Arnold: Some use it because they want to have disaster recovery ready to go up in the public cloud. We will mirror a set of data and use that as a second data center if they don't already have one. We have customers that collect data from partners or devices out in the field. The data lands in the public cloud, and they want to move it to their on-premises environment. The other example would be customers that want to use the public cloud for compute resources where they need access to their data, but they don't want to necessarily have long-term data storage in the public clouds. They want the flexibility of which public cloud they're going to use for their computation and application runtime, and we can provide them connections to the storage environment for those use cases.
Do you have customers who have second thoughts about their cloud decisions due to egress and other costs?
Arnold: Of course. That happens in all directions. Sometimes you're helping people move more stuff into the public cloud. In some situations, you're pulling down data, or maybe it's going in between clouds. They may have had a storage footprint in the public cloud that was feeding to some end users or some computation process. The egress charges were getting too high. The footprint was getting too high. And that costs them a tremendous amount month over month. That's where we have the conversation. But it still doesn't mean that they need to evacuate entirely from the public cloud. In fact, many customers will keep the storage on premises and use the public cloud for what it's good at -- more burstable computation points.
What's your take on public cloud providers coming out with various on-premises options, such as Amazon Outposts and Azure Stack?
Arnold: It's the trend of 'everything as a service.' I think what customers want is a managed experience. The number of operators who are able to manage these big environments is becoming harder and harder to come across. So, it's a natural for those companies to offer a managed on-premises product. We feel the same way. We think that managing large sets of infrastructure needs to be highly automated, and we've built our product to make that as simple as possible. And we offer a product to do storage as a service on premises for customers who want us to do remote operations of their SwiftStack environments.
How has Kubernetes- and container-based development affected the way you design your product?
Arnold: Hugely. It impacts how applications are being developed. Kubernetes gives an organization the flexibility to deploy an application in different environments, whether that's core data centers, bursting out into the public cloud or crafting applications out to the edge. At SwiftStack, we need to make the data just as portable as the containerized application is. That's why we developed 1space. A huge number of our customers are using Kubernetes. That just naturally lends itself to the use of something like 1space to give them the portability they need for access to their data.

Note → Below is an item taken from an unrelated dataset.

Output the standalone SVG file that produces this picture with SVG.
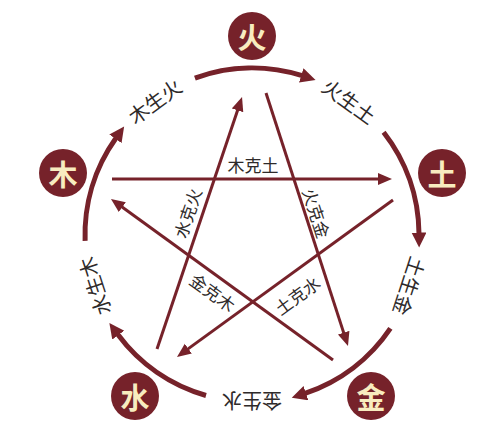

What gaps do you need to fill to more fully address what customers want to do?
Arnold: One is further flushing out 'everything as a service.' We just launched a service around that. As more customers adopt that, we're going to have more work to do, as the deployments become more diverse across not just core data centers, but also edge data centers.
I see the convergence of file and object workflows and furthering 1space with our edge-to-core-to-cloud workflows. Particularly in the world of high-performance data analytics, we're seeing the need for object -- but it's a world that is dominated by file-based applications. Data gets pumped into the system by robots, and object storage is awesome for that because it's easy and you get lots of concurrency and lots of parallelism. However, you see humans building out algorithms and doing research and development work. They're using file systems to do much of their programming, particularly in this high performance data analytics world. So, managing the convergence between file and object is an important thing to do to solve those use cases.